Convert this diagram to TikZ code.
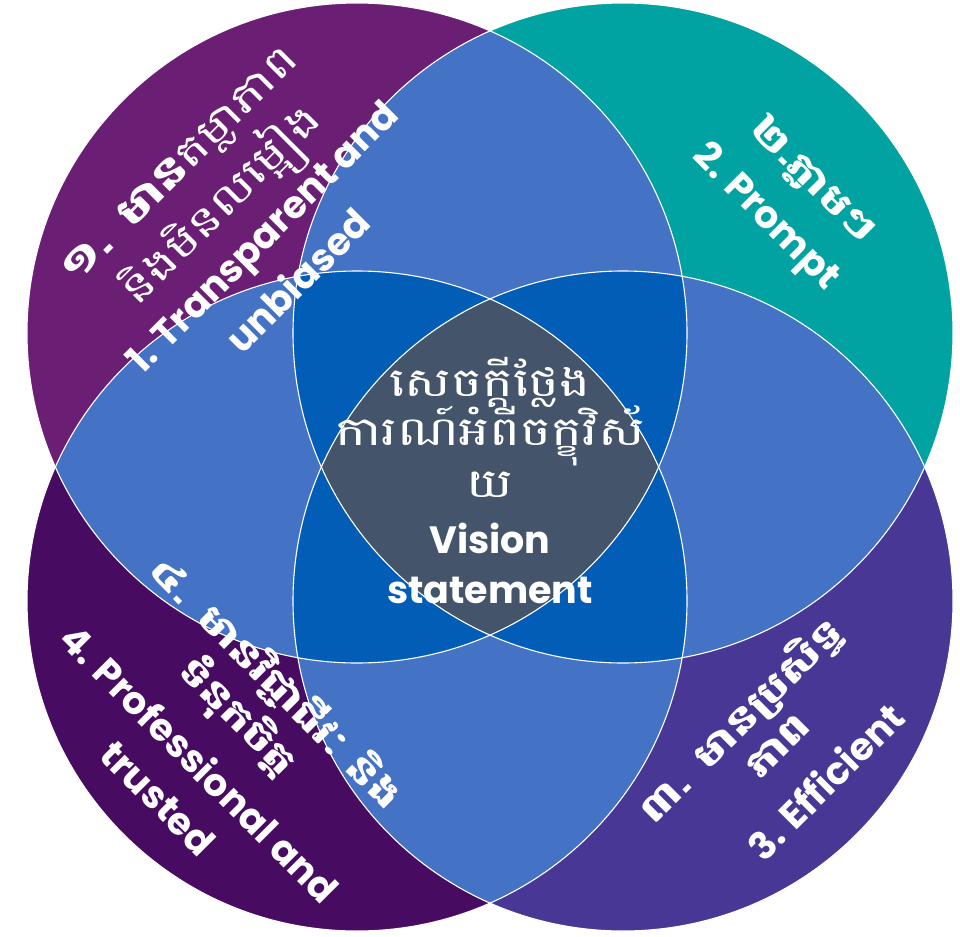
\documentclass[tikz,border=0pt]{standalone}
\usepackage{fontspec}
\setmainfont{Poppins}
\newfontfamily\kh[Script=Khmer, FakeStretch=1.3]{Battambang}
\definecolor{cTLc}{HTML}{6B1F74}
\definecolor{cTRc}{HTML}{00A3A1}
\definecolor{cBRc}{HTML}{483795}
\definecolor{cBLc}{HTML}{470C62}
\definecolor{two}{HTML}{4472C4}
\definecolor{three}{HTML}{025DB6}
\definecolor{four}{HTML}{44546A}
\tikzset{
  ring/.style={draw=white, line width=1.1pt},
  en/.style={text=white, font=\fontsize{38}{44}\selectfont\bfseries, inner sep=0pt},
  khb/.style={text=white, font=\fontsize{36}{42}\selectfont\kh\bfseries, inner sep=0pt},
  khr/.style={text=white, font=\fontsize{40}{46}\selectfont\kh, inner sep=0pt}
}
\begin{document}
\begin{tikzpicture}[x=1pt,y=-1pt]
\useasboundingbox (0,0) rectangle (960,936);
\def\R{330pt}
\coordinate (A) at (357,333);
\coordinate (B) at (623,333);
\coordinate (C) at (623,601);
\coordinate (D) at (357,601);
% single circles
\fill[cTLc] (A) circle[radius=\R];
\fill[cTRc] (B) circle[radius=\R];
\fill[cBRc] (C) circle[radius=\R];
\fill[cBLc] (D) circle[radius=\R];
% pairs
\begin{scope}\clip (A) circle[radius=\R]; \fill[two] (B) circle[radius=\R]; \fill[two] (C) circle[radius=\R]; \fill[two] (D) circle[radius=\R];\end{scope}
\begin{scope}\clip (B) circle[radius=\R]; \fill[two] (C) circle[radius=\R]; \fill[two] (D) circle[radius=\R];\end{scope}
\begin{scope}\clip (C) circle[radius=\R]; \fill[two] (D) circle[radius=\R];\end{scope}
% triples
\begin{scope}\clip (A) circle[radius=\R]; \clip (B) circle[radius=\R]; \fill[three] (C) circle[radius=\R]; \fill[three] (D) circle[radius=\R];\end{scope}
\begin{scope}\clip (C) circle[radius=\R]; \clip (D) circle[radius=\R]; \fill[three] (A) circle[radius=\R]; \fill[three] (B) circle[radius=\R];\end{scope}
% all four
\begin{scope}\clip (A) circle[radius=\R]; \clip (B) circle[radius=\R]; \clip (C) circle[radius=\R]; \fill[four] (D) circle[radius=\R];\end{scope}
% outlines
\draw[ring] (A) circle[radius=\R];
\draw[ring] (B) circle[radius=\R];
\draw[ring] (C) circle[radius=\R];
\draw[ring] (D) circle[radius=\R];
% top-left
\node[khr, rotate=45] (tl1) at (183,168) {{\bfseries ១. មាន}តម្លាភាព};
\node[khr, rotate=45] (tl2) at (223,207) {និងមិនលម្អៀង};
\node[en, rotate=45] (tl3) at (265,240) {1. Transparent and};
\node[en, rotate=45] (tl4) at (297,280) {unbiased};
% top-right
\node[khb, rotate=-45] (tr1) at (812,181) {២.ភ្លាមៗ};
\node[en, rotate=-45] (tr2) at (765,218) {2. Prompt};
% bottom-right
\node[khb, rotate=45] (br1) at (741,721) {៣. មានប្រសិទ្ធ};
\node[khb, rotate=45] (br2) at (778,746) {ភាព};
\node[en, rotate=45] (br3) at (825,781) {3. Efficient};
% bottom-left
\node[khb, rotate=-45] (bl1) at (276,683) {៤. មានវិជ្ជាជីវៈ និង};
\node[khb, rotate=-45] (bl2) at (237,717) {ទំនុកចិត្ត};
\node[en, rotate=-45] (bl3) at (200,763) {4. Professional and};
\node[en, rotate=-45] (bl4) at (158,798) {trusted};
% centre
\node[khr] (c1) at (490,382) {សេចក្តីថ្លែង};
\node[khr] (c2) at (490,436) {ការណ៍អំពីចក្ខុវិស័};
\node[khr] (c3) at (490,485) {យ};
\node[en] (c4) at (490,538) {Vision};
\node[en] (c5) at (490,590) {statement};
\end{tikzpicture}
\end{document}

■ **What the task requires**
Leave the images out and output the remaining material exactly as it stands.

■ **Result for this exercise**
Convert this diagram to TikZ code.
\documentclass[tikz,border=0pt]{standalone}
\usepackage{fontspec}
\setmainfont{Poppins}
\newfontfamily\kh[Script=Khmer, FakeStretch=1.3]{Battambang}
\definecolor{cTLc}{HTML}{6B1F74}
\definecolor{cTRc}{HTML}{00A3A1}
\definecolor{cBRc}{HTML}{483795}
\definecolor{cBLc}{HTML}{470C62}
\definecolor{two}{HTML}{4472C4}
\definecolor{three}{HTML}{025DB6}
\definecolor{four}{HTML}{44546A}
\tikzset{
  ring/.style={draw=white, line width=1.1pt},
  en/.style={text=white, font=\fontsize{38}{44}\selectfont\bfseries, inner sep=0pt},
  khb/.style={text=white, font=\fontsize{36}{42}\selectfont\kh\bfseries, inner sep=0pt},
  khr/.style={text=white, font=\fontsize{40}{46}\selectfont\kh, inner sep=0pt}
}
\begin{document}
\begin{tikzpicture}[x=1pt,y=-1pt]
\useasboundingbox (0,0) rectangle (960,936);
\def\R{330pt}
\coordinate (A) at (357,333);
\coordinate (B) at (623,333);
\coordinate (C) at (623,601);
\coordinate (D) at (357,601);
% single circles
\fill[cTLc] (A) circle[radius=\R];
\fill[cTRc] (B) circle[radius=\R];
\fill[cBRc] (C) circle[radius=\R];
\fill[cBLc] (D) circle[radius=\R];
% pairs
\begin{scope}\clip (A) circle[radius=\R]; \fill[two] (B) circle[radius=\R]; \fill[two] (C) circle[radius=\R]; \fill[two] (D) circle[radius=\R];\end{scope}
\begin{scope}\clip (B) circle[radius=\R]; \fill[two] (C) circle[radius=\R]; \fill[two] (D) circle[radius=\R];\end{scope}
\begin{scope}\clip (C) circle[radius=\R]; \fill[two] (D) circle[radius=\R];\end{scope}
% triples
\begin{scope}\clip (A) circle[radius=\R]; \clip (B) circle[radius=\R]; \fill[three] (C) circle[radius=\R]; \fill[three] (D) circle[radius=\R];\end{scope}
\begin{scope}\clip (C) circle[radius=\R]; \clip (D) circle[radius=\R]; \fill[three] (A) circle[radius=\R]; \fill[three] (B) circle[radius=\R];\end{scope}
% all four
\begin{scope}\clip (A) circle[radius=\R]; \clip (B) circle[radius=\R]; \clip (C) circle[radius=\R]; \fill[four] (D) circle[radius=\R];\end{scope}
% outlines
\draw[ring] (A) circle[radius=\R];
\draw[ring] (B) circle[radius=\R];
\draw[ring] (C) circle[radius=\R];
\draw[ring] (D) circle[radius=\R];
% top-left
\node[khr, rotate=45] (tl1) at (183,168) {{\bfseries ១. មាន}តម្លាភាព};
\node[khr, rotate=45] (tl2) at (223,207) {និងមិនលម្អៀង};
\node[en, rotate=45] (tl3) at (265,240) {1. Transparent and};
\node[en, rotate=45] (tl4) at (297,280) {unbiased};
% top-right
\node[khb, rotate=-45] (tr1) at (812,181) {២.ភ្លាមៗ};
\node[en, rotate=-45] (tr2) at (765,218) {2. Prompt};
% bottom-right
\node[khb, rotate=45] (br1) at (741,721) {៣. មានប្រសិទ្ធ};
\node[khb, rotate=45] (br2) at (778,746) {ភាព};
\node[en, rotate=45] (br3) at (825,781) {3. Efficient};
% bottom-left
\node[khb, rotate=-45] (bl1) at (276,683) {៤. មានវិជ្ជាជីវៈ និង};
\node[khb, rotate=-45] (bl2) at (237,717) {ទំនុកចិត្ត};
\node[en, rotate=-45] (bl3) at (200,763) {4. Professional and};
\node[en, rotate=-45] (bl4) at (158,798) {trusted};
% centre
\node[khr] (c1) at (490,382) {សេចក្តីថ្លែង};
\node[khr] (c2) at (490,436) {ការណ៍អំពីចក្ខុវិស័};
\node[khr] (c3) at (490,485) {យ};
\node[en] (c4) at (490,538) {Vision};
\node[en] (c5) at (490,590) {statement};
\end{tikzpicture}
\end{document}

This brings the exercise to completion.